Hello Sabine,
Thanks for the opportunity to read your mind.
Let us start with a few words about what we don't know.
Insofar as 'free will' is simply the ability to make decisions in the context of multiple choices, we have to admit that free will exists, but it comes at the high price of uncertainty.
Concerning 'strict laws' we are moving towards a collective understanding that what we have called strict laws in science in the past are better represented as 'principles'. Strict laws demand compliance whereas principles are more liberal in the sense that they accommodate deviations within limits. Nature accommodates deviations either side of its statistical norms which deviations conjure up extraordinary variety, which variety enables a few of many variables to persist in an environment undergoing constant change.

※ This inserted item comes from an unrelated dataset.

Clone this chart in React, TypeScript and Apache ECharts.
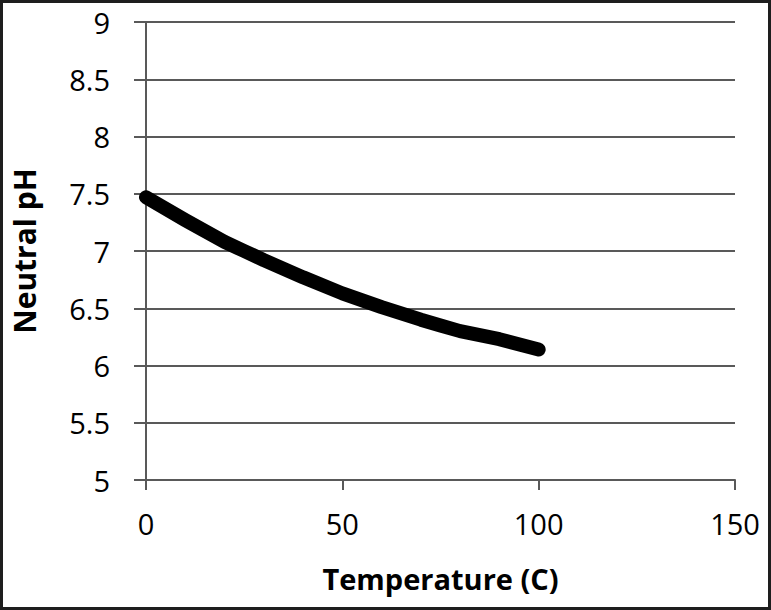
import React, { useEffect, useRef } from "react";
import * as echarts from "echarts";

const temperatures = [0, 10, 20, 25, 30, 40, 50, 60, 70, 75, 80, 90, 100];
const neutralPH = [7.47, 7.27, 7.08, 7.0, 6.92, 6.77, 6.63, 6.51, 6.4, 6.35, 6.3, 6.23, 6.14];

export default function App() {
  const ref = useRef<HTMLDivElement>(null);
  useEffect(() => {
    if (!ref.current) return;
    const chart = echarts.init(ref.current, null, { renderer: "svg" });
    const font = "'Open Sans', Lato, sans-serif";
    chart.setOption({
      animation: false,
      backgroundColor: "#ffffff",
      textStyle: { fontFamily: font },
      graphic: [
        {
          type: "rect",
          shape: { x: 1.5, y: 1.5, width: 768, height: 607 },
          style: { fill: "none", stroke: "#1e1e1e", lineWidth: 3 },
          silent: true,
        },
      ],
      grid: { left: 146, right: 36, top: 22, bottom: 130, containLabel: false },
      xAxis: {
        type: "value",
        min: 0,
        max: 150,
        interval: 50,
        name: "Temperature (C)",
        nameLocation: "middle",
        nameGap: 84,
        nameTextStyle: { fontSize: 29, fontWeight: "bold", color: "#000", fontFamily: font },
        axisLine: { show: true, lineStyle: { color: "#595959", width: 2 } },
        axisTick: { show: true, length: 10, lineStyle: { color: "#595959", width: 2 } },
        axisLabel: { fontSize: 29, color: "#000", margin: 29, fontFamily: font },
        splitLine: { show: false },
      },
      yAxis: {
        type: "value",
        min: 5,
        max: 9,
        interval: 0.5,
        name: "Neutral pH",
        nameLocation: "middle",
        nameGap: 107,
        nameTextStyle: { fontSize: 30, fontWeight: "bold", color: "#000", fontFamily: font },
        axisLine: { show: true, lineStyle: { color: "#595959", width: 2 } },
        axisTick: { show: true, length: 12, lineStyle: { color: "#595959", width: 2 } },
        axisLabel: { fontSize: 29, color: "#000", margin: 36, fontFamily: font },
        splitLine: { show: true, lineStyle: { color: "#595959", width: 2 } },
      },
      series: [
        {
          type: "line",
          data: temperatures.map((t, i) => [t, neutralPH[i]]),
          showSymbol: false,
          symbol: "none",
          smooth: false,
          lineStyle: { color: "#000", width: 14, cap: "round", join: "round" },
        },
      ],
    });
    return () => chart.dispose();
  }, []);
  return (
    <div
      ref={ref}
      style={{ position: "absolute", left: 0, top: 0, width: 771, height: 610 }}
    />
  );
}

Your claim that 'Large things are made of smaller things, and if you know what the small things do, you can tell what the large things do' - requires re-thinking. There is an adage that the whole is greater than the sum of its parts. If you put the parts of an aircraft together in their intended relations, you still have no idea what an aircraft can do! Reductionism only works well when it works well - i.e. to one's advantage.
Picking up on your statement that 'no one understands how gravity works' rings a bell.
In 1916 Einstein declared gravity a misconception, an effect rather than a cause. While he elaborated to state that the cause was brought about by the uneven distribution of mass in the universe, his 'cause' is open to question as to whether the dominant constituent of the cosmos, vacuum, is the direct cause of what we call 'gravity'.
In matter we find an exhibition of defiance against vacuum, the exception that proves the rule. What is the rule? The rule is that vacuum (unfilled void or space) abhors nature, and flows to fill its absence.
Regarding the question of 'curved space', if space is unlimited in its extent, how can it be 'curved'? Where space describes a discrete volume, then yes, the space within a banana skin is curved.
On to your subject of the moment: 'Emergence'. I hope that I am alone in your readership in saying that I don't understand your concept of emergence. Perhaps my limited skills in mathematics accounts for my difficulties, but if this is so, reliance upon mathematical linguistics may be stretching the evaluation criterion stipulating that essays should be 'non-specialist'. Suffice to say, I don't know what I don't know! пЃЉ
I think that we all, upon occasion, make mistaken assumptions that each question only has a single correct answer. This error often arises due to the temptation to reduce all issues to mathematics for resolution.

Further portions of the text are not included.